Railway line in Austria

The Fairytale Express Graz is a 2 km long gauge grotto railway in the tunnel of the Schloßberg (castle hill) in Graz. It starts in the tunnel at the lower level of the Schloßberg lift, which is accessible from Schloßbergplatz.

== History ==
During the World War II, the tunnels of the Schloßberg, built in 1937, served as a haven from air raids for 40,000 people from 1943 onwards. The extensive 6.3 km long tunnel system with 20 entrances offered protection to the inhabitants of the city.

In the post-war period, the air raid tunnels were initially no longer used, until the first Fairytale Grotto Railway was established in 1968 in a section of the tunnel system, which was accessible via an entrance in the Wickenburggasse. Ten years later, the business was temporarily closed-down, and the Fairytale Grotto Railway was out of service for four years.

The railway was reopened in 1982. From 1984, the passable track was extended and the entrance relocated to the Schloßbergplatz. The necessary construction work was supported by the private Mining and Railway Museum, which stores its heritage rail vehicles in the tunnels since 1984 but is not yet accessible for the general public. The train operation was converted to electricity and the gallery walls were secured with shotcrete.

At that time, many plastic dolls were displayed in the tunnels of the castle hill, which represented 34 fairytales such as Snow White. The trip took at that time about 20 to 25 minutes on the 2 km long track with gauge. DC-powered electric locomotives like the locomotive Heinz 1 hauled trains with ten cars built in 1968 at a speed of 4 km/h on a track with eight points. Up to 20 passengers could ride in the old Fairytale Grotto Railway. In 1997, the worn tracks were completely renewed during the construction of the Schloßberglift and the venue Dom im Berg, with a track change from 500 to 600 mm gauge. In 1999, the railway was reopened, but was closed in 2000 due to the tightened safety regulations after the fire of the Kaprun disaster and taken over by the city of Graz. After implementing extensive health and safety features, the railway resumed operation at the end of 2011.

From early 2012 to November 2014, the fairy tale grotto railway was redesigned.
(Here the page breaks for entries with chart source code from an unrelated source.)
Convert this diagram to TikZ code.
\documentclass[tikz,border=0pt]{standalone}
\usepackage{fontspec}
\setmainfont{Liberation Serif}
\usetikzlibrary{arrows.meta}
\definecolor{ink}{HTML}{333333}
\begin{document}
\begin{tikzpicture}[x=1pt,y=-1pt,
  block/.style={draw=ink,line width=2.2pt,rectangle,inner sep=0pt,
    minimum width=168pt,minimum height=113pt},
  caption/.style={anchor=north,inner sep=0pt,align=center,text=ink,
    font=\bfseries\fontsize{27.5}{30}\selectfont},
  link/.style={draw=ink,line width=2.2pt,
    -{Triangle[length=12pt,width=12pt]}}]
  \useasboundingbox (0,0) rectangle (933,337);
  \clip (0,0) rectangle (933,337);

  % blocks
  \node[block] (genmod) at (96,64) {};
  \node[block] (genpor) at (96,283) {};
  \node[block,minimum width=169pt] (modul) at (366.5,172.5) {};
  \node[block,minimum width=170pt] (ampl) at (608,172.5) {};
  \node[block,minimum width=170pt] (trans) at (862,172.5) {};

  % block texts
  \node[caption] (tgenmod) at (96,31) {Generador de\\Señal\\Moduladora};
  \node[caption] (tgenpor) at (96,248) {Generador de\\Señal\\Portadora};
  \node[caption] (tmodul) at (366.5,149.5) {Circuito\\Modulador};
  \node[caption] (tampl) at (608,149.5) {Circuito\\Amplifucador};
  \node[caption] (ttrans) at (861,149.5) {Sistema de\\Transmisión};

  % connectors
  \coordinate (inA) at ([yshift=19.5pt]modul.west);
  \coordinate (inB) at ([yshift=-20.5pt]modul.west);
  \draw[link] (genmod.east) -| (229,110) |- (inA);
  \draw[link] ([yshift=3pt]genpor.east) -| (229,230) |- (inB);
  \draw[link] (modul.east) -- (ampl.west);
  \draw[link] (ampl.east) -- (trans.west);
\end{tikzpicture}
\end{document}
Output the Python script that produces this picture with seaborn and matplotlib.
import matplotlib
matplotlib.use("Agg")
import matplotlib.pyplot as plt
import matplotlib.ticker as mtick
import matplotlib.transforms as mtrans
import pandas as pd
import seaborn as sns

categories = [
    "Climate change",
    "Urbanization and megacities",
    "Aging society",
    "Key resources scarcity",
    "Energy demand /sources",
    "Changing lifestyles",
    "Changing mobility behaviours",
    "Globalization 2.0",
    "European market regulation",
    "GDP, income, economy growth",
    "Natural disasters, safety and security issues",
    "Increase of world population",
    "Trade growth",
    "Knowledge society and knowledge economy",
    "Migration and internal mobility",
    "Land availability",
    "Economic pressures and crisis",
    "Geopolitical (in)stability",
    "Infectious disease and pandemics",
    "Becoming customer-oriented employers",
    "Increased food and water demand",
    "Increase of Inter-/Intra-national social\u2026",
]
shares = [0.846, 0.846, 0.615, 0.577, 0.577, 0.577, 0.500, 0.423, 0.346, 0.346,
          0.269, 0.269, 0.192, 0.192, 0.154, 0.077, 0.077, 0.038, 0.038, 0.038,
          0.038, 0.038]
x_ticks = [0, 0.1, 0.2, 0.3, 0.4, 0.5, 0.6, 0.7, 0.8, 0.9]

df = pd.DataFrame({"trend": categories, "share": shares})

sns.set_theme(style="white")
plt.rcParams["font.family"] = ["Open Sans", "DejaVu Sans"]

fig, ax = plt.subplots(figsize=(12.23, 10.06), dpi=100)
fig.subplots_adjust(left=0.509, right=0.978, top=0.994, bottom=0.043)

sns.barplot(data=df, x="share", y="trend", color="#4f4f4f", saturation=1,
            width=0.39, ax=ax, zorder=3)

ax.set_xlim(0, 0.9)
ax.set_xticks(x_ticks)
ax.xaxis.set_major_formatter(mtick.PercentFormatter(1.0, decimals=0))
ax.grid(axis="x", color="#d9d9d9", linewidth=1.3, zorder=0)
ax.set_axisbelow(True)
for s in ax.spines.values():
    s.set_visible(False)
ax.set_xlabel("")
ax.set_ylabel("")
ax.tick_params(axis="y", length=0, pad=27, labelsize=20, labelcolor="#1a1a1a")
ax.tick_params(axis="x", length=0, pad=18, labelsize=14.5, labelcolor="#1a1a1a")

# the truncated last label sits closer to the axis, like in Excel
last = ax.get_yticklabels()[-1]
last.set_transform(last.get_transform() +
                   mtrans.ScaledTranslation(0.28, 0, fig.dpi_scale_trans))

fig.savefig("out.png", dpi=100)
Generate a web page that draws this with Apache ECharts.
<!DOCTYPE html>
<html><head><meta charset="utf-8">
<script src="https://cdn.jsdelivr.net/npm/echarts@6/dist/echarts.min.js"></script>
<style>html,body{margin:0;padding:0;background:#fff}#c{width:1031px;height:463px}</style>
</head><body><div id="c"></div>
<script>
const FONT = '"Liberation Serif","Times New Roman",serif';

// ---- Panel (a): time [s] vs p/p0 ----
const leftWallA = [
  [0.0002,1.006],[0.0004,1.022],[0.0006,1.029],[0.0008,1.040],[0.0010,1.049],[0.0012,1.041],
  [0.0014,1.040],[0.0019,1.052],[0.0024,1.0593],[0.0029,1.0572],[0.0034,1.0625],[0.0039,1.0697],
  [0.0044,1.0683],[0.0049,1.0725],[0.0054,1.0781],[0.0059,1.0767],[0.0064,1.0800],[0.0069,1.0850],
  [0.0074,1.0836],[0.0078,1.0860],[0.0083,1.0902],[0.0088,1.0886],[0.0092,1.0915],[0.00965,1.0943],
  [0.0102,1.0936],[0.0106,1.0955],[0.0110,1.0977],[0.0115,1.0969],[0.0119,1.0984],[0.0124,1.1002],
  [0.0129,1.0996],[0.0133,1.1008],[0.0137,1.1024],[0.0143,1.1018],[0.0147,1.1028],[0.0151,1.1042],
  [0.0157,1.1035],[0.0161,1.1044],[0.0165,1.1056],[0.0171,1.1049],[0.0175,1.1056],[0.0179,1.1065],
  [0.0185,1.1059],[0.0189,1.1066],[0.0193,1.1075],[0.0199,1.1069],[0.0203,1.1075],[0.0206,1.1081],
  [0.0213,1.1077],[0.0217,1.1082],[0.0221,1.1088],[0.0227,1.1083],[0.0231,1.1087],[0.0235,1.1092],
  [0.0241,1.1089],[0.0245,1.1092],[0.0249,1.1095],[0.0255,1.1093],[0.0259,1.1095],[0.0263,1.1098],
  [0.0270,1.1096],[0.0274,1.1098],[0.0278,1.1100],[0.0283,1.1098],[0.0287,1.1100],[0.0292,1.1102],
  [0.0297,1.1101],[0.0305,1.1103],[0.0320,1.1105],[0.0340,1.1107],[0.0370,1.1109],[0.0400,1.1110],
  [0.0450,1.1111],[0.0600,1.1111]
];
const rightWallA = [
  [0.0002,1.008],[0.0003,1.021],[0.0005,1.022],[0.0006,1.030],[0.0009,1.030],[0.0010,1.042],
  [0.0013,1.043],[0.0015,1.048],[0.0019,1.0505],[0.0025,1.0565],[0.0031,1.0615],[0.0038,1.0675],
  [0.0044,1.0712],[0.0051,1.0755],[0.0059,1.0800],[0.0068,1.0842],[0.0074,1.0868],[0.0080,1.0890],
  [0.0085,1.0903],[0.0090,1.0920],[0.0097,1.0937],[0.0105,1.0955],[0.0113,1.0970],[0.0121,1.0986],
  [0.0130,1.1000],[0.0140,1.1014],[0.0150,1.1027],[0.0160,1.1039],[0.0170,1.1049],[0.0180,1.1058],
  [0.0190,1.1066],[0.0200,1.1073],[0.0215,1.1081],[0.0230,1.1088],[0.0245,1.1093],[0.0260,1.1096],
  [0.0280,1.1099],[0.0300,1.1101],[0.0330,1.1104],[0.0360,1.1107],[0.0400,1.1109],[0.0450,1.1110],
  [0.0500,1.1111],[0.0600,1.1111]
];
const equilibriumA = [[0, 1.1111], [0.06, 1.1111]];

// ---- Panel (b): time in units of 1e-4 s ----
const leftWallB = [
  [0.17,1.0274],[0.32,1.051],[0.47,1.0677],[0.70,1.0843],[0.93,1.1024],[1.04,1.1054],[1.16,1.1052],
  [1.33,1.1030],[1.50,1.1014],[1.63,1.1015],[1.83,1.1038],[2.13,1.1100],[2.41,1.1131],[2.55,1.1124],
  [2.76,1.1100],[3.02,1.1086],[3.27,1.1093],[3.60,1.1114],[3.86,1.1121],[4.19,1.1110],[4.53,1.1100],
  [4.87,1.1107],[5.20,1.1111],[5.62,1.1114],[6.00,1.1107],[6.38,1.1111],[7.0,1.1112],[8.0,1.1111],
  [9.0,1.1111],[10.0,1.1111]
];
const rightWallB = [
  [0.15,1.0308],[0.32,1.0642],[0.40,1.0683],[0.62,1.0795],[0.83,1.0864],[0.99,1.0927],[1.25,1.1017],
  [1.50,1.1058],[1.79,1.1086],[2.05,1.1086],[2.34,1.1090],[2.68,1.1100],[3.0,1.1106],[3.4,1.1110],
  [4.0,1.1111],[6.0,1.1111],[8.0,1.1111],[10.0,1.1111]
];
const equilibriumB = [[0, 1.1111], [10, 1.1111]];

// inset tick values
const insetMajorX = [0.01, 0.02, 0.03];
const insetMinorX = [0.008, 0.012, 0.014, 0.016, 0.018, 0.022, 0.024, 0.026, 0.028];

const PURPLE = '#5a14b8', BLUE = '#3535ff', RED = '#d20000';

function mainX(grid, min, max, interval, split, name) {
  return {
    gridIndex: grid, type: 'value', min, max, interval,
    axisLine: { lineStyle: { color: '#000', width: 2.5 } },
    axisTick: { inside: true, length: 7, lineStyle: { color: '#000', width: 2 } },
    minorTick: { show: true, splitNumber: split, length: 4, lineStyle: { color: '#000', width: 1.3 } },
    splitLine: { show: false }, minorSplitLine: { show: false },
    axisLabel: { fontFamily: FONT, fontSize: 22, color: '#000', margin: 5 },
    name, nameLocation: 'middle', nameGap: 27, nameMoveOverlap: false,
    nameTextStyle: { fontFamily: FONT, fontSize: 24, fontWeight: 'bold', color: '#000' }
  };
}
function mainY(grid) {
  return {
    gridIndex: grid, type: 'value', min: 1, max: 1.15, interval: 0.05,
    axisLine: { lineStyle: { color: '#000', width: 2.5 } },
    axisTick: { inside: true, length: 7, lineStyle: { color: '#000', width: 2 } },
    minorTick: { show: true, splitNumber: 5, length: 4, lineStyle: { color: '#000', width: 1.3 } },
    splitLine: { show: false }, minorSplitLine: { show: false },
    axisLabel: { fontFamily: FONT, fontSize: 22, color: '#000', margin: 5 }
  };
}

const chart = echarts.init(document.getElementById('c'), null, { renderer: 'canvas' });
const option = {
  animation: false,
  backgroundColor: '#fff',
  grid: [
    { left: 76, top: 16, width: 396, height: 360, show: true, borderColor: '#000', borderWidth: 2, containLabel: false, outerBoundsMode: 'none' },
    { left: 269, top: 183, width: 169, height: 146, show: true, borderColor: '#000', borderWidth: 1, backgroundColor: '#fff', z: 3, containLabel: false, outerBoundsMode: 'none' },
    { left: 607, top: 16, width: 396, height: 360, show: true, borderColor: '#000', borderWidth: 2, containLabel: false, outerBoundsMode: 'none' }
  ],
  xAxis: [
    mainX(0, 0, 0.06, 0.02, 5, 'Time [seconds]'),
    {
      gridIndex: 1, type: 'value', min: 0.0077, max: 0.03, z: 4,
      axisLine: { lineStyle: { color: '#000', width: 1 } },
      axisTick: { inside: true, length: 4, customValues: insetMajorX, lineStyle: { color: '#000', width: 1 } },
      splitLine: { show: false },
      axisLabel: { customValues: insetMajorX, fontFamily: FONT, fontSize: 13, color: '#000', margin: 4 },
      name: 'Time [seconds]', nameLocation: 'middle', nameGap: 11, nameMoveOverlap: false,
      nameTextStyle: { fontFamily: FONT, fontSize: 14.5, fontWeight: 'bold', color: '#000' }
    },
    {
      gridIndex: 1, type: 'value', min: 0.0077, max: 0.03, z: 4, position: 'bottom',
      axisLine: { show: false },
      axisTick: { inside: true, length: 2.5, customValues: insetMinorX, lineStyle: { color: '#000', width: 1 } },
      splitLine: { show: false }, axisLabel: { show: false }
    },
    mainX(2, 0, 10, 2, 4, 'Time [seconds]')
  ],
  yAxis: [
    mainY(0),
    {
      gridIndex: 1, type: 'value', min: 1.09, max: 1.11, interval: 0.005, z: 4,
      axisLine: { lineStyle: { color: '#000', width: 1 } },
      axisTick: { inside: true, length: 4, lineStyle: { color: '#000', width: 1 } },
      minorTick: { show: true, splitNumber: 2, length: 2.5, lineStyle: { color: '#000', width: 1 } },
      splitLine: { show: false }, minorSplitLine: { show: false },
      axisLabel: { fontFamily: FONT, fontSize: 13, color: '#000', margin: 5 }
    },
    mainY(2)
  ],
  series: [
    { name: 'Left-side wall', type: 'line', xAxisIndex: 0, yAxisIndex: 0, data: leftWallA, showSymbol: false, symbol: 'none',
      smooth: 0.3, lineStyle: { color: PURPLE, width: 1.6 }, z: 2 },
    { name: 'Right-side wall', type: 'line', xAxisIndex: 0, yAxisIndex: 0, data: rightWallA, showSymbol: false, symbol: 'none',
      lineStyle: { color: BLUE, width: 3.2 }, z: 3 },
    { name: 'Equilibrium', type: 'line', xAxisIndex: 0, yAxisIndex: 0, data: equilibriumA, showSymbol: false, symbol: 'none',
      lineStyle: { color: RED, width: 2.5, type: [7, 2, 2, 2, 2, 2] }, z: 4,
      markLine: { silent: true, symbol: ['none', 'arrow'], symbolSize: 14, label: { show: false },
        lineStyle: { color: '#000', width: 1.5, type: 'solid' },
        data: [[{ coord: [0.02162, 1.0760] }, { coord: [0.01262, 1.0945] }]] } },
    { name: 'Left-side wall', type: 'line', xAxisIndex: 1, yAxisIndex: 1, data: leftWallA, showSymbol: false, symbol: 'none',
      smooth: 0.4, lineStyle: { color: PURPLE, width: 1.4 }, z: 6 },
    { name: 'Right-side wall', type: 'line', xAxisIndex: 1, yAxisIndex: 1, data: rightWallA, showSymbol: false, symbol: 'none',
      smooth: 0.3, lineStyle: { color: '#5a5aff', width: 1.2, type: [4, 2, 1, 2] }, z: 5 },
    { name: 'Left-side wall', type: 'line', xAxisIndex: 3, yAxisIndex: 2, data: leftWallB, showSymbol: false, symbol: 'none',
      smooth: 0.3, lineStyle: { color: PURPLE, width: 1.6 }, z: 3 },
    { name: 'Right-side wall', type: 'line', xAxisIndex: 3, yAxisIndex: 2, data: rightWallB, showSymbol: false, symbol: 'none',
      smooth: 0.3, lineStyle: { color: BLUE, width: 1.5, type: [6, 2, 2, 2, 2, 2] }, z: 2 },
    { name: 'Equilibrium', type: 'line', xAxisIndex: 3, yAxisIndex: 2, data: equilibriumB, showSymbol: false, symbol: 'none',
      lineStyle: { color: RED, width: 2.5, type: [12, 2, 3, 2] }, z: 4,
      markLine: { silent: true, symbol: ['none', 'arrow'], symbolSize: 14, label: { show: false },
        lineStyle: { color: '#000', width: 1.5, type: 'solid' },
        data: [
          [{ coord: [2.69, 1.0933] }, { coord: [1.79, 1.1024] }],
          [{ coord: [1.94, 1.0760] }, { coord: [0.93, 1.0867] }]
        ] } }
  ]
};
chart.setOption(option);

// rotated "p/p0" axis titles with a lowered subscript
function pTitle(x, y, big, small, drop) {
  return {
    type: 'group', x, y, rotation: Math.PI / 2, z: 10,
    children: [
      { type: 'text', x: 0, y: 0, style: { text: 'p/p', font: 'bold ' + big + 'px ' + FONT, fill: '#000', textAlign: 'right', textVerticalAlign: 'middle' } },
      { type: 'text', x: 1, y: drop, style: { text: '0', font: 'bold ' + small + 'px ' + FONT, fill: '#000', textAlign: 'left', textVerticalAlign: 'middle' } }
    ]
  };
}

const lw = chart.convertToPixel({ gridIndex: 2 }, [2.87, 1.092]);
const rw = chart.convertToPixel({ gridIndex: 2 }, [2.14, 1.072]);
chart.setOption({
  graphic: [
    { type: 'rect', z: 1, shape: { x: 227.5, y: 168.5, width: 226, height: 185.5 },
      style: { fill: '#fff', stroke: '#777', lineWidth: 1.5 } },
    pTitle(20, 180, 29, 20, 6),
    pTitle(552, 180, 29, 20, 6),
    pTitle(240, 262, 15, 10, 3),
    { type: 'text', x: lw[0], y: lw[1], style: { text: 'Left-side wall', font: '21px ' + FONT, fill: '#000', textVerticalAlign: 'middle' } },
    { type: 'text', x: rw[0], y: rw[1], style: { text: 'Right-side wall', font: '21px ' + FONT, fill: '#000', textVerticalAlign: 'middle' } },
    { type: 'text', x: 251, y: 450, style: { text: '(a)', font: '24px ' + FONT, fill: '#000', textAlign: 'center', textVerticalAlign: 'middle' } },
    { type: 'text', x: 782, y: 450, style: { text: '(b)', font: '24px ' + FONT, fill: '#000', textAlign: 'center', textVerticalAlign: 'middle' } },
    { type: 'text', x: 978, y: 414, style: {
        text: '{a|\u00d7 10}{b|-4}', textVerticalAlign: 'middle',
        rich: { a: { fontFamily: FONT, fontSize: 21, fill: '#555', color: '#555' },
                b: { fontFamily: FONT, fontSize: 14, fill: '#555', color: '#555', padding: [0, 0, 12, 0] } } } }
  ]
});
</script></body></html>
The required renovation of the tunnel and the train was partially required, because of the amended legal provisions, which were much more complex than originally expected. Two thirds of the costs of 1.6 million Euros were spent on the renovation of the mining tunnel. The Graz Children's Museum FRida & freD was commissioned to redesign the content. On 14 November 2014, it was officially opened under the new name Grazer Märchenbahn (Fairy Tale Express Graz).

== Route ==
Each of the two electrically driven trains passes a total of 22 stations and stops at 10 of these, so that the passengers can illuminate the exhibits with their flashlights during the approximately 35-minute journey:

- Otherworld (short stopover)
- Horse-drawn carriage
- Old witch's land (short stopover)
- Meadow of flowers
- Giant feet (short stopover)
- Autumn
- Fairy tale forest (interactive stop)
- Robber's cave
- Treasure cave (interactive stop)
- Flight
- Oriental wye (interactive stop and reversal point)
- Thunderstorms
- Water
- Ice world (interactive stop)
- Stones - Metamorphosis (interactive stop)
- Mirror
- Spring (passing loop)
- Food
- Thorn hedge (interactive stop)
- Headgear
- Guard
- Ballroom (interactive stop)

== Exhibition concept ==
The modern concept of the Fairy Tale Express Graz intends to offer both children from 4 years and above as well as adults an equally impressive experience, instead of presenting the fairy tale contents just by animated dolls as in earlier years.

The fairy tale world was carefully staged, whereby the figures and fairy tale contents are not explicitly represented. The collage of light and darkness, drive and standstill as well as the stimulating comments and fairy tale quotes allow a variety of associations in the coolness of the dark tunnel, leaving as much freedom as possible to the passengers' imagination.

The train ride runs through some very dark tunnels, in which both young children and claustrophobic grown-ups could get scared. The temperature inside the tunnel is approximately 8–12 °C all year round, which requires appropriate clothing.